La falta de una crítica normativa hace que el libro de al-Gharbi parezca ya un poco anticuado. La wokeness es, sin duda, un medio de avance social para las élites, una forma de apuntalar puestos de trabajo y crear nuevos mercados para los profesionales de los medios de comunicación, la tecnología, las finanzas, las organizaciones sin ánimo de lucro y el mundo académico. Pero, entrando en el segundo mandato de Donald Trump, ¿es el único medio para hacerlo? Gigantes tecnológicos como Elon Musk y Mark Zuckerberg han adoptado últimamente una reacción en toda regla contra lo woke. Decenas de jóvenes profesionales están ahora instruidos en el lenguaje «basado» del anti-wokeness. La New York Magazine ha perfilado recientemente a la «nueva juventud de derechas», rica, educada y urbana, que se siente «liberada» por la elección de Trump. Están emocionados de poder volver a decir «maricón». Y el Financial Times se pregunta si «las empresas estadounidenses se están volviendo MAGA», citando a un «banquero de alto nivel» que disfruta de su nueva libertad para decir «puto» y «retrasado».
¿Es este el nuevo código de comportamiento de la élite? ¿Es acaso una corrección virtuosa al exceso woke? De algo podemos estar seguros: tanto la wokeness como el anti-wokeness no suponen ninguna amenaza para la élite dominante de Estados Unidos. Lo que plantea la pregunta: ¿qué tipo de ideales morales, políticos y sociales deberían promoverse en nombre de un desafío genuinamente democrático al gobierno de la élite? Sin una discusión de lo que es bueno y malo, de lo que es correcto e incorrecto en la batalla de ideas, nos quedamos sin respuesta.

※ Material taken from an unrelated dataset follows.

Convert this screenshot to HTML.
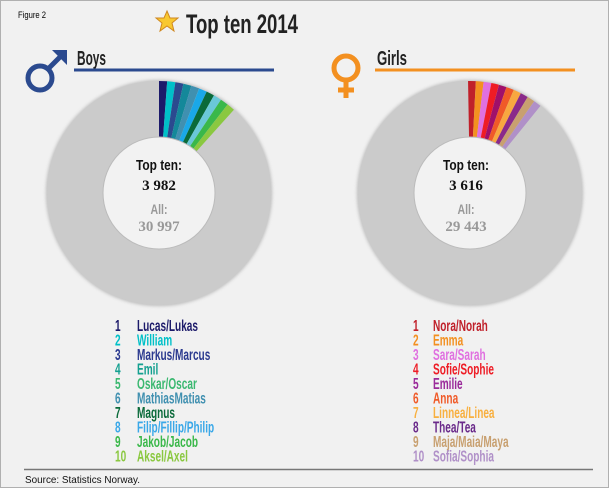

Aun así, estas críticas no anulan el logro de al-Gharbi ni sus muchas observaciones valiosas. We Have Never Been Woke ayuda a entender las razones del triunfo de esta expresión particular de los valores de la clase profesional y cómo las ideas woke contribuyen a promover sus intereses particulares. Y aunque las filas de los «anti-wokeness» estén creciendo día a día, el análisis de al-Gharbi sugiere que después del trumpismo —cuando sea que llegue ese momento— podríamos experimentar otro «awokening». Abróchense los cinturones. Es el mundo de la élite; nosotros solo vivimos en él.